Der Schriftsteller Ralph Giordano zeigt im Interview mit Anna Reimann wenig Verständnis für den norwegischen Schriftsteller Jostein Gaarder, der in einem Essay (hier auf Englisch) erklärte, Israel habe durch die Angriffe auf den Libanon seine Existenzberechtigung verloren. "Den, der dem Originaltext von Gaarder zustimmt, nicht als Antisemiten zu bezeichnen, fällt mir schwer. Dazu sind Gaarders Worte zu eindeutig." Verantwortlich für alle Gewalt sei letztlich, wer angefangen hat. "Es ist fürchterlich was im Libanon geschieht, aber ich bin unfähig, die Hisbollah und deren Geldgeber aus Syrien und Iran von dieser Erstverantwortung freizusprechen."

SZ, 11.08.2006

"Nicht Deutschland altert, die Welt altert. Nicht Deutschland hat die geringsten Kinderzahlen (1,32 pro Frau), sondern Länder wie Ukraine (1,17), Slowakei, Slowenien, auch Süd-Korea (alle 1,2), gefolgt von Italien (1,29), Spanien (1,3)", schreibt der Soziologe Ulrich Beck und warnt vor der "Nabelschau-Demografie", die in der deutschen Debatte vorherrsche. Fest stehe nur eins: "Die Weißen europäischer Herkunft schrumpfen auf ein Fünftel der Weltbevölkerung und weniger". Statt nun Selektionsprinzipien für nicht-weiße Migranten aufzustellen, sollten wir lieber versuchen, "den Zusammenhang von Bevölkerungsrückgang, alternder Gesellschaft, notwendiger Reform sozialer Sicherungssysteme und gezielter Einwanderungspolitik als europäisches Problem zu definieren".

"Ja, den Kuratoren gelingt es, Kapitel europäischer Geschichte ins Gedächtnis zu rufen, von denen bislang nur Experten wussten", schreibt Sonja Zekri über die vom Zentrum gegen Vertreibungen organisierte Ausstellung "Erzwungene Wege" im Berliner Kronprinzenpalais, "Und doch.

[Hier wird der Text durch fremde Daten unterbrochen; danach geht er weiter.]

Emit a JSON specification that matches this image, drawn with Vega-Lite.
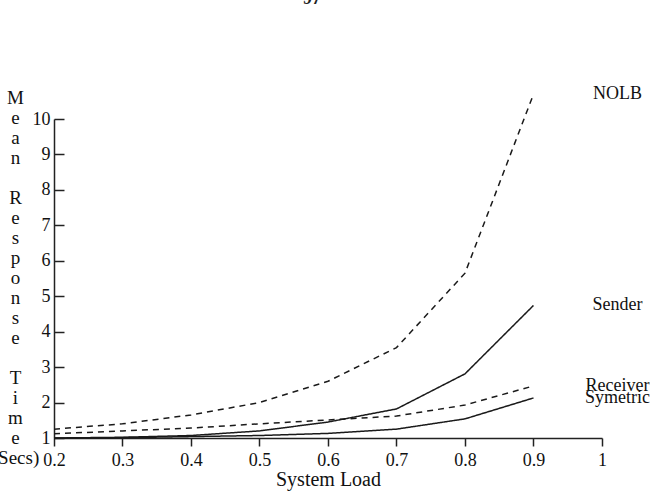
{
  "$schema": "https://vega.github.io/schema/vega-lite/v6.json",
  "width": 548,
  "height": 319,
  "autosize": {"type": "none"},
  "padding": {"left": 54, "top": 119, "right": 55, "bottom": 65},
  "background": "white",
  "title": {"text": "97", "anchor": "middle", "fontSize": 18, "font": "Liberation Serif", "fontWeight": "bold", "color": "#222", "offset": 77, "dx": -16},
  "config": {
    "view": {"stroke": null},
    "font": "Liberation Serif",
    "text": {"font": "Liberation Serif"}
  },
  "data": {
    "values": [
      {"series": "NOLB", "load": 0.2, "time": 1.25},
      {"series": "NOLB", "load": 0.3, "time": 1.4},
      {"series": "NOLB", "load": 0.4, "time": 1.65},
      {"series": "NOLB", "load": 0.5, "time": 2.0},
      {"series": "NOLB", "load": 0.6, "time": 2.6},
      {"series": "NOLB", "load": 0.7, "time": 3.55},
      {"series": "NOLB", "load": 0.8, "time": 5.65},
      {"series": "NOLB", "load": 0.9, "time": 10.7},
      {"series": "Sender", "load": 0.2, "time": 1.0},
      {"series": "Sender", "load": 0.3, "time": 1.02},
      {"series": "Sender", "load": 0.4, "time": 1.07},
      {"series": "Sender", "load": 0.5, "time": 1.2},
      {"series": "Sender", "load": 0.6, "time": 1.45},
      {"series": "Sender", "load": 0.7, "time": 1.82},
      {"series": "Sender", "load": 0.8, "time": 2.81},
      {"series": "Sender", "load": 0.9, "time": 4.74},
      {"series": "Receiver", "load": 0.2, "time": 1.12},
      {"series": "Receiver", "load": 0.3, "time": 1.2},
      {"series": "Receiver", "load": 0.4, "time": 1.28},
      {"series": "Receiver", "load": 0.5, "time": 1.4},
      {"series": "Receiver", "load": 0.6, "time": 1.51},
      {"series": "Receiver", "load": 0.7, "time": 1.62},
      {"series": "Receiver", "load": 0.8, "time": 1.93},
      {"series": "Receiver", "load": 0.9, "time": 2.47},
      {"series": "Symetric", "load": 0.2, "time": 1.0},
      {"series": "Symetric", "load": 0.3, "time": 1.01},
      {"series": "Symetric", "load": 0.4, "time": 1.04},
      {"series": "Symetric", "load": 0.5, "time": 1.07},
      {"series": "Symetric", "load": 0.6, "time": 1.13},
      {"series": "Symetric", "load": 0.7, "time": 1.25},
      {"series": "Symetric", "load": 0.8, "time": 1.54},
      {"series": "Symetric", "load": 0.9, "time": 2.13}
    ]
  },
  "encoding": {
    "x": {
      "field": "load", "type": "quantitative",
      "scale": {"domain": [0.2, 1], "nice": false, "zero": false},
      "axis": {
        "values": [0.2, 0.3, 0.4, 0.5, 0.6, 0.7, 0.8, 0.9, 1],
        "format": ".1~f",
        "title": "System Load",
        "grid": false,
        "domainColor": "#222", "domainWidth": 1.5,
        "tickColor": "#222", "tickWidth": 1.5, "tickSize": 8,
        "labelFont": "Liberation Serif", "labelFontSize": 18, "labelColor": "#111",
        "labelPadding": 5, "labelFlush": false,
        "titleFont": "Liberation Serif", "titleFontSize": 20, "titleFontWeight": "normal", "titleColor": "#111",
        "titlePadding": 0
      }
    },
    "y": {
      "field": "time", "type": "quantitative",
      "scale": {"domain": [1, 10], "nice": false, "zero": false},
      "axis": {
        "values": [1, 2, 3, 4, 5, 6, 7, 8, 9, 10],
        "title": ["M", "e", "a", "n", "\u200b", "R", "e", "s", "p", "o", "n", "s", "e", "\u200b", "T", "i", "m", "e", "(Secs)"],
        "titleAngle": 0, "titleAlign": "center", "titleBaseline": "top",
        "titleX": -39, "titleY": -31, "titleLineHeight": 20,
        "titleFont": "Liberation Serif", "titleFontSize": 19, "titleFontWeight": "normal", "titleColor": "#111",
        "grid": false,
        "domainColor": "#222", "domainWidth": 1.5,
        "tickColor": "#222", "tickWidth": 1.5, "tickSize": -10,
        "labelFont": "Liberation Serif", "labelFontSize": 18, "labelColor": "#111",
        "labelPadding": 14, "labelFlush": false
      }
    }
  },
  "layer": [
    {
      "mark": {"type": "line", "clip": false, "strokeWidth": 1.5, "color": "#1a1a1a"},
      "encoding": {
        "strokeDash": {
          "field": "series", "type": "nominal",
          "scale": {"domain": ["NOLB", "Sender", "Receiver", "Symetric"], "range": [[6, 5], [1, 0], [6, 5], [1, 0]]},
          "legend": null
        }
      }
    },
    {
      "transform": [{"filter": "datum.load == 0.9"}],
      "mark": {"type": "text", "dx": 84, "align": "center", "baseline": "middle", "fontSize": 18, "font": "Liberation Serif", "color": "#111", "clip": false},
      "encoding": {"text": {"field": "series", "type": "nominal"}}
    }
  ]
}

Und doch belegt der unbestreitbar europäische Ansatz nur eine neue, geschmeidigere Strategie des Zentrums, aber keinen fundamentalen Sinneswandel. Das wird an Kleinigkeiten deutlich, an mangelnden Bezügen, kleinen Lücken. Zwar fehlt es nicht an Schilderungen deutscher Verbrechen. Der Hitler-Stalin-Pakt, die Verheerungen im Generalgouvernement, die Vernichtung der polnischen Intelligenz, alles dies wird in wünschenswerter Klarheit dargestellt - nur mit der Vertreibung der Deutschen scheint es nichts zu tun zu haben."

Während der chaotischen Proben zur "Dreigroschenoper", die heute abend im halb renovierten Admiralspalast Premiere hat, staunt Christine Dössel Bauklötze über Mackie Messer: "Campino ist schlicht zum Verlieben. Es lieben ihn auch alle im Ensemble, inklusive Brandauer, der ihn in einem Interview ein 'erotisches Knubbelchen' nannte, was ein unzulänglicher Diminutiv ist."

Weitere Artikel: Marcus Jauer meldet, dass die Unesco David Chipperfields Entwurf für den Eingangs-Neubau zur Museumsinsel kritisiert hat. Der amerikanische Schriftsteller und Mitbegründer des Literaturmagazins n+1, der 33-jährige Benjamin Kunkel, zeigt sich am Ende des Gesprächs mit Andrian Kreye ganz als Intellektueller seiner Zeit: "Ich werde mir jetzt erst einmal ein Bier bestellen. In der Hoffnung, dann noch etwas Interessantes zu erzählen." Christoph Kappes stellt ein Projekt des amerikanischen Filmemachers Jeremy Xido vor, der berühmte Kriminalfälle wie den Mord an Hatun Sürücü nacherzählen lässt. (Mehr online in einem Artikel aus der Welt)

Besprochen werden Erwin Schulhoffs Oper "Flammen" im Theater an der Wien, die Uraufführung von Lera Auerbachs Schostakowitsch gewidmeten Sonett für Streichquartett "Cetera desunt" mit dem Petersen Quartett in Hamburg, das neue Album von Lambchop und Bücher, darunter Paula Fox' Roman "Luisa" (mehr in unserer Bücherschau heute ab 14 Uhr).